■ Available data ■
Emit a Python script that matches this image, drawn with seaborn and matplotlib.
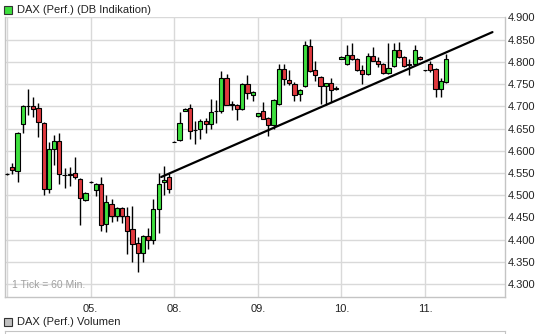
import matplotlib
matplotlib.use("Agg")
import matplotlib.pyplot as plt
from matplotlib.patches import Rectangle
import seaborn as sns
import numpy as np
import pandas as pd

# ---- data (hourly candles, index = candle number) ----
opens = [4547, 4563, 4554, 4661, 4700, 4700, 4697, 4663, 4515, 4603, 4622, 4546, 4546, 4551, 4537, 4490,
         4530, 4511, 4525, 4435, 4481, 4454, 4471, 4454, 4423, 4393, 4369, 4409, 4400, 4468, 4530, 4540,
         4620, 4624, 4690, 4697, 4646, 4648, 4668, 4660, 4690, 4690, 4764, 4704, 4704, 4693, 4751, 4725,
         4678, 4690, 4674, 4657, 4706, 4785, 4760, 4751, 4728, 4745, 4835, 4781, 4766, 4745, 4752, 4740,
         4807, 4796, 4816, 4806, 4782, 4773, 4813, 4803, 4796, 4775, 4790, 4827, 4811, 4792, 4796, 4811,
         4781, 4796, 4784, 4740, 4755]
highs = [4549, 4573, 4643, 4703, 4740, 4722, 4707, 4665, 4620, 4635, 4641, 4561, 4563, 4585, 4539, 4508,
         4531, 4527, 4540, 4500, 4491, 4474, 4474, 4474, 4475, 4406, 4411, 4427, 4491, 4549, 4565, 4549,
         4622, 4687, 4696, 4706, 4668, 4672, 4674, 4717, 4715, 4779, 4773, 4713, 4706, 4752, 4770, 4734,
         4686, 4710, 4676, 4717, 4796, 4796, 4781, 4755, 4738, 4848, 4852, 4803, 4768, 4753, 4764, 4745,
         4814, 4837, 4842, 4808, 4792, 4820, 4833, 4811, 4798, 4843, 4842, 4845, 4813, 4807, 4837, 4813,
         4782, 4803, 4786, 4764, 4818]
lows = [4545, 4547, 4529, 4639, 4680, 4676, 4631, 4500, 4505, 4567, 4526, 4516, 4520, 4536, 4434, 4487,
        4527, 4498, 4419, 4418, 4440, 4442, 4438, 4367, 4350, 4327, 4350, 4380, 4391, 4414, 4500, 4504,
        4619, 4623, 4689, 4626, 4616, 4627, 4640, 4650, 4662, 4684, 4702, 4691, 4670, 4692, 4717, 4713,
        4677, 4672, 4633, 4650, 4704, 4747, 4747, 4713, 4713, 4743, 4777, 4758, 4706, 4704, 4710, 4736,
        4806, 4792, 4804, 4780, 4751, 4771, 4801, 4789, 4773, 4773, 4788, 4809, 4788, 4770, 4794, 4805,
        4780, 4777, 4721, 4721, 4753]
closes = [4547, 4556, 4641, 4700, 4701, 4695, 4665, 4513, 4603, 4622, 4547, 4546, 4547, 4540, 4493, 4506,
          4530, 4525, 4432, 4484, 4453, 4471, 4454, 4420, 4391, 4369, 4409, 4399, 4468, 4526, 4535, 4513,
          4620, 4663, 4695, 4644, 4646, 4667, 4661, 4687, 4690, 4764, 4704, 4704, 4693, 4751, 4730, 4732,
          4684, 4672, 4659, 4715, 4785, 4762, 4752, 4726, 4736, 4837, 4779, 4770, 4745, 4752, 4736, 4740,
          4812, 4816, 4806, 4782, 4773, 4813, 4803, 4796, 4775, 4786, 4827, 4811, 4790, 4796, 4827, 4807,
          4781, 4782, 4740, 4756, 4807]

day_start_idx = [0, 16, 32, 48, 64, 80]
day_labels = ["", "05.", "08.", "09.", "10.", "11."]
y_ticks = [4300, 4350, 4400, 4450, 4500, 4550, 4600, 4650, 4700, 4750, 4800, 4850, 4900]
y_labels = ["4.300", "4.350", "4.400", "4.450", "4.500", "4.550", "4.600", "4.650",
            "4.700", "4.750", "4.800", "4.850", "4.900"]
trend_x = [29.5, 92.9]
trend_y = [4541, 4867]

GREEN = "#3ee03e"
RED = "#e0393e"
GRID = "#d9d9d9"
FRAME = "#c4c4c4"

sns.set_style("white")
plt.rcParams["font.family"] = ["Liberation Sans", "DejaVu Sans"]

W, H = 543, 334
fig = plt.figure(figsize=(W / 100, H / 100), dpi=100)
ax = fig.add_axes([5 / W, 37 / H, 500 / W, 280 / H])

df = pd.DataFrame({"o": opens, "h": highs, "l": lows, "c": closes})
df["x"] = np.arange(len(df))
df["up"] = df["c"] >= df["o"]
df["bottom"] = df[["o", "c"]].min(axis=1)
df["height"] = (df["c"] - df["o"]).abs().clip(lower=0.3)

# wicks
ax.vlines(df["x"], df["l"], df["h"], color="black", linewidth=1.0, zorder=2)
# bodies
colors = [GREEN if u else RED for u in df["up"]]
ax.bar(df["x"], df["height"], bottom=df["bottom"], width=0.8, color=colors,
       edgecolor="black", linewidth=0.8, zorder=3)

# trendline
sns.lineplot(x=trend_x, y=trend_y, ax=ax, color="black", linewidth=1.6, zorder=4)

ax.set_xlim(-0.4, 95.3)
ax.set_ylim(4271, 4901)
ax.set_xticks(day_start_idx)
ax.set_xticklabels(day_labels, fontsize=8, color="#222222")
ax.set_yticks(y_ticks)
ax.set_yticklabels(y_labels, fontsize=8, color="#222222")
ax.yaxis.tick_right()
ax.tick_params(axis="both", length=0)
ax.tick_params(axis="y", pad=2)
ax.tick_params(axis="x", pad=5)
ax.grid(True, color=GRID, linewidth=1.0, zorder=0)
ax.set_axisbelow(True)
for s in ax.spines.values():
    s.set_color(FRAME)
    s.set_linewidth(1.0)
ax.spines["top"].set_visible(False)

ax.text(0.013, 0.025, "1 Tick = 60 Min.", transform=ax.transAxes, fontsize=7.5,
        color="#a0a0a0", ha="left", va="bottom")

# volume panel (cut off)
vax = fig.add_axes([5 / W, -0.05, 500 / W, 0.05 + 3 / H])
vax.set_xticks([])
vax.set_yticks([])
for s in vax.spines.values():
    s.set_color(FRAME)

# legend headers
fig.patches.append(Rectangle((4 / W, 1 - 14 / H), 8 / W, 8 / H, transform=fig.transFigure,
                             facecolor=GREEN, edgecolor="#333333", linewidth=0.8))
fig.text(17 / W, 1 - 10 / H, "DAX (Perf.) (DB Indikation)", fontsize=8, va="center",
         ha="left", color="#222222")
fig.patches.append(Rectangle((4 / W, 1 - 326 / H), 8 / W, 8 / H, transform=fig.transFigure,
                             facecolor="#c0c0c0", edgecolor="#333333", linewidth=0.8))
fig.text(17 / W, 1 - 322 / H, "DAX (Perf.) Volumen", fontsize=8, va="center",
         ha="left", color="#222222")

fig.savefig("out.png", dpi=100, facecolor="white")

■ To be done ■
Pictures are to be left out; repeat all the remaining data exactly.

■ Output for this exercise ■
Emit a Python script that matches this image, drawn with seaborn and matplotlib.
import matplotlib
matplotlib.use("Agg")
import matplotlib.pyplot as plt
from matplotlib.patches import Rectangle
import seaborn as sns
import numpy as np
import pandas as pd

# ---- data (hourly candles, index = candle number) ----
opens = [4547, 4563, 4554, 4661, 4700, 4700, 4697, 4663, 4515, 4603, 4622, 4546, 4546, 4551, 4537, 4490,
         4530, 4511, 4525, 4435, 4481, 4454, 4471, 4454, 4423, 4393, 4369, 4409, 4400, 4468, 4530, 4540,
         4620, 4624, 4690, 4697, 4646, 4648, 4668, 4660, 4690, 4690, 4764, 4704, 4704, 4693, 4751, 4725,
         4678, 4690, 4674, 4657, 4706, 4785, 4760, 4751, 4728, 4745, 4835, 4781, 4766, 4745, 4752, 4740,
         4807, 4796, 4816, 4806, 4782, 4773, 4813, 4803, 4796, 4775, 4790, 4827, 4811, 4792, 4796, 4811,
         4781, 4796, 4784, 4740, 4755]
highs = [4549, 4573, 4643, 4703, 4740, 4722, 4707, 4665, 4620, 4635, 4641, 4561, 4563, 4585, 4539, 4508,
         4531, 4527, 4540, 4500, 4491, 4474, 4474, 4474, 4475, 4406, 4411, 4427, 4491, 4549, 4565, 4549,
         4622, 4687, 4696, 4706, 4668, 4672, 4674, 4717, 4715, 4779, 4773, 4713, 4706, 4752, 4770, 4734,
         4686, 4710, 4676, 4717, 4796, 4796, 4781, 4755, 4738, 4848, 4852, 4803, 4768, 4753, 4764, 4745,
         4814, 4837, 4842, 4808, 4792, 4820, 4833, 4811, 4798, 4843, 4842, 4845, 4813, 4807, 4837, 4813,
         4782, 4803, 4786, 4764, 4818]
lows = [4545, 4547, 4529, 4639, 4680, 4676, 4631, 4500, 4505, 4567, 4526, 4516, 4520, 4536, 4434, 4487,
        4527, 4498, 4419, 4418, 4440, 4442, 4438, 4367, 4350, 4327, 4350, 4380, 4391, 4414, 4500, 4504,
        4619, 4623, 4689, 4626, 4616, 4627, 4640, 4650, 4662, 4684, 4702, 4691, 4670, 4692, 4717, 4713,
        4677, 4672, 4633, 4650, 4704, 4747, 4747, 4713, 4713, 4743, 4777, 4758, 4706, 4704, 4710, 4736,
        4806, 4792, 4804, 4780, 4751, 4771, 4801, 4789, 4773, 4773, 4788, 4809, 4788, 4770, 4794, 4805,
        4780, 4777, 4721, 4721, 4753]
closes = [4547, 4556, 4641, 4700, 4701, 4695, 4665, 4513, 4603, 4622, 4547, 4546, 4547, 4540, 4493, 4506,
          4530, 4525, 4432, 4484, 4453, 4471, 4454, 4420, 4391, 4369, 4409, 4399, 4468, 4526, 4535, 4513,
          4620, 4663, 4695, 4644, 4646, 4667, 4661, 4687, 4690, 4764, 4704, 4704, 4693, 4751, 4730, 4732,
          4684, 4672, 4659, 4715, 4785, 4762, 4752, 4726, 4736, 4837, 4779, 4770, 4745, 4752, 4736, 4740,
          4812, 4816, 4806, 4782, 4773, 4813, 4803, 4796, 4775, 4786, 4827, 4811, 4790, 4796, 4827, 4807,
          4781, 4782, 4740, 4756, 4807]

day_start_idx = [0, 16, 32, 48, 64, 80]
day_labels = ["", "05.", "08.", "09.", "10.", "11."]
y_ticks = [4300, 4350, 4400, 4450, 4500, 4550, 4600, 4650, 4700, 4750, 4800, 4850, 4900]
y_labels = ["4.300", "4.350", "4.400", "4.450", "4.500", "4.550", "4.600", "4.650",
            "4.700", "4.750", "4.800", "4.850", "4.900"]
trend_x = [29.5, 92.9]
trend_y = [4541, 4867]

GREEN = "#3ee03e"
RED = "#e0393e"
GRID = "#d9d9d9"
FRAME = "#c4c4c4"

sns.set_style("white")
plt.rcParams["font.family"] = ["Liberation Sans", "DejaVu Sans"]

W, H = 543, 334
fig = plt.figure(figsize=(W / 100, H / 100), dpi=100)
ax = fig.add_axes([5 / W, 37 / H, 500 / W, 280 / H])

df = pd.DataFrame({"o": opens, "h": highs, "l": lows, "c": closes})
df["x"] = np.arange(len(df))
df["up"] = df["c"] >= df["o"]
df["bottom"] = df[["o", "c"]].min(axis=1)
df["height"] = (df["c"] - df["o"]).abs().clip(lower=0.3)

# wicks
ax.vlines(df["x"], df["l"], df["h"], color="black", linewidth=1.0, zorder=2)
# bodies
colors = [GREEN if u else RED for u in df["up"]]
ax.bar(df["x"], df["height"], bottom=df["bottom"], width=0.8, color=colors,
       edgecolor="black", linewidth=0.8, zorder=3)

# trendline
sns.lineplot(x=trend_x, y=trend_y, ax=ax, color="black", linewidth=1.6, zorder=4)

ax.set_xlim(-0.4, 95.3)
ax.set_ylim(4271, 4901)
ax.set_xticks(day_start_idx)
ax.set_xticklabels(day_labels, fontsize=8, color="#222222")
ax.set_yticks(y_ticks)
ax.set_yticklabels(y_labels, fontsize=8, color="#222222")
ax.yaxis.tick_right()
ax.tick_params(axis="both", length=0)
ax.tick_params(axis="y", pad=2)
ax.tick_params(axis="x", pad=5)
ax.grid(True, color=GRID, linewidth=1.0, zorder=0)
ax.set_axisbelow(True)
for s in ax.spines.values():
    s.set_color(FRAME)
    s.set_linewidth(1.0)
ax.spines["top"].set_visible(False)

ax.text(0.013, 0.025, "1 Tick = 60 Min.", transform=ax.transAxes, fontsize=7.5,
        color="#a0a0a0", ha="left", va="bottom")

# volume panel (cut off)
vax = fig.add_axes([5 / W, -0.05, 500 / W, 0.05 + 3 / H])
vax.set_xticks([])
vax.set_yticks([])
for s in vax.spines.values():
    s.set_color(FRAME)

# legend headers
fig.patches.append(Rectangle((4 / W, 1 - 14 / H), 8 / W, 8 / H, transform=fig.transFigure,
                             facecolor=GREEN, edgecolor="#333333", linewidth=0.8))
fig.text(17 / W, 1 - 10 / H, "DAX (Perf.) (DB Indikation)", fontsize=8, va="center",
         ha="left", color="#222222")
fig.patches.append(Rectangle((4 / W, 1 - 326 / H), 8 / W, 8 / H, transform=fig.transFigure,
                             facecolor="#c0c0c0", edgecolor="#333333", linewidth=0.8))
fig.text(17 / W, 1 - 322 / H, "DAX (Perf.) Volumen", fontsize=8, va="center",
         ha="left", color="#222222")

fig.savefig("out.png", dpi=100, facecolor="white")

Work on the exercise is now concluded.